The Eighth Circuit found that the term “applicant” as used in ECOA was clear and did not encompass guarantors. Guarantors do not apply for credit, and applying for credit is the touchstone of who qualifies as an applicant. Rather, a guaranty is collateral for and secondary to the underlying loan transaction. Thus the Fed’s extension in Reg. B to include guarantors as applicants was not entitled to deference. The Eighth Circuit concluded that “a guarantor is not protected from marital-status discrimination by the ECOA.”

Opinion Offers No Clear Direction

Lenders were heartened when the Supreme Court agreed to hear Hawkins, believing the Court would resolve the uncertainty created by other decisions, including the Sixth Circuit Court of Appeals’ contrary decision in RL BB Acquisition, LLC v. Bridgemill Commons Dev. Grp. But the Supreme Court’s “tie goes to the runner” affirmance delivered neither a favorable outcome (at least outside the bank in Hawkins and lenders in Eighth Circuit federal courts) nor certainty.

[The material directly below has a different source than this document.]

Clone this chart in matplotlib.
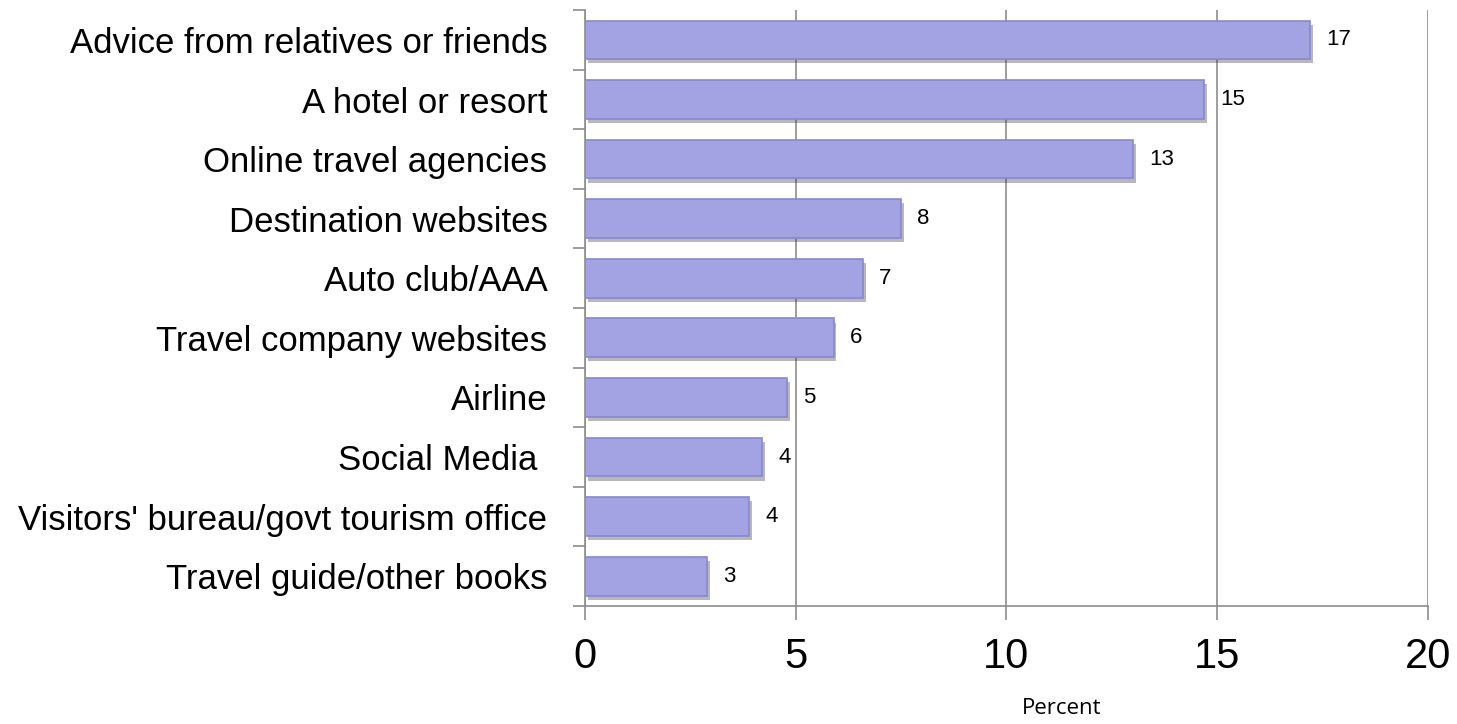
import matplotlib.pyplot as plt
import matplotlib.patheffects as pe
import numpy as np

# Data (bar lengths + printed integer labels)
categories = [
    'Advice from relatives or friends',
    'A hotel or resort',
    'Online travel agencies',
    'Destination websites',
    'Auto club/AAA',
    'Travel company websites',
    'Airline',
    'Social Media ',
    "Visitors' bureau/govt tourism office",
    'Travel guide/other books',
]
values = [17.2, 14.7, 13.0, 7.5, 6.6, 5.9, 4.8, 4.2, 3.9, 2.9]
value_labels = ['17', '15', '13', '8', '7', '6', '5', '4', '4', '3']
x_ticks = [0, 5, 10, 15, 20]

plt.rcParams['font.family'] = ['Liberation Sans', 'DejaVu Sans']

fig = plt.figure(figsize=(14.57, 7.24), dpi=100)
ax = fig.add_axes([0.4015, 0.163, 0.5785, 0.823])

grey = '#8c8c8c'
y = np.arange(len(categories))
bars = ax.barh(y, values, height=0.65, color='#a3a3e3', edgecolor='#8888cc',
               linewidth=1.2, zorder=3)
for b in bars:
    b.set_path_effects([pe.SimplePatchShadow(offset=(2, -3), alpha=0.35),
                        pe.Normal()])

for yi, v, lab in zip(y, values, value_labels):
    ax.text(v + 0.38, yi, lab, va='center', ha='left', fontsize=16, zorder=4)

ax.set_xlim(0, 20)
ax.set_ylim(len(categories) - 0.5, -0.5)

# x axis
ax.set_xticks(x_ticks)
ax.set_xticklabels([str(t) for t in x_ticks], fontsize=30)
ax.tick_params(axis='x', direction='out', length=10, width=1.2, color=grey, pad=12)
ax.xaxis.grid(True, color=grey, linewidth=1.2, zorder=0)
ax.set_xlabel('Percent', fontsize=16, family=['Open Sans', 'DejaVu Sans'])
ax.xaxis.set_label_coords(0.566, -0.155)

# y axis: ticks at category boundaries, labels at centres
ax.set_yticks(np.arange(len(categories) + 1) - 0.5)
ax.set_yticklabels([])
ax.tick_params(axis='y', which='major', direction='out', length=9, width=1.2, color=grey)
ax.set_yticks(y, minor=True)
ax.set_yticklabels(categories, minor=True, fontsize=25)
ax.tick_params(axis='y', which='minor', length=0, pad=27)

for s in ['top', 'right']:
    ax.spines[s].set_visible(False)
for s in ['left', 'bottom']:
    ax.spines[s].set_color(grey)
    ax.spines[s].set_linewidth(1.2)

fig.savefig('out.png', dpi=100)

More troubling, numerous state supreme courts have held as the Sixth Circuit did – guarantors are applicants under the ECOA and Reg. B – and these decisions are unaffected at the state court level. This issue is especially acute in Missouri, where the Missouri Supreme Court has determined guarantors are applicants for purposes of ECOA claims and defenses. Further, Missouri has broad and presumptive spousal tenancy-by-the-entirety rules – that is, property is held in the marital union, with each spouse able to use the marital property but without individual spousal ownership. Therefore, the marital property is immune from effective collection in the absence of both spouses’ guaranties. Creditworthiness determinations of an individual spouse will almost inevitably result in that spouse’s guaranty being considered worthless and, only when both spouses guaranty a loan, can the guaranties have any practical merit.

What This Means to You

The U.S. Supreme Court’s decision leaves the “spouse as an applicant” question unanswered on a national basis. Only if a lender can effectively seek Eighth Circuit federal court jurisdiction, can it reasonably expect to be successful with an initial dispositive motion.

Lenders and their counsel need to thoroughly think through potential spousal guaranty claims and defenses, analyze whether federal or state court is the better option, and consider whether federal jurisdiction is available. Until the Supreme Court effectively decides this question, lenders are advised to treat guarantors as applicants and to expect that spousal guaranty claims and defenses will be used as leverage in loan workouts and litigation.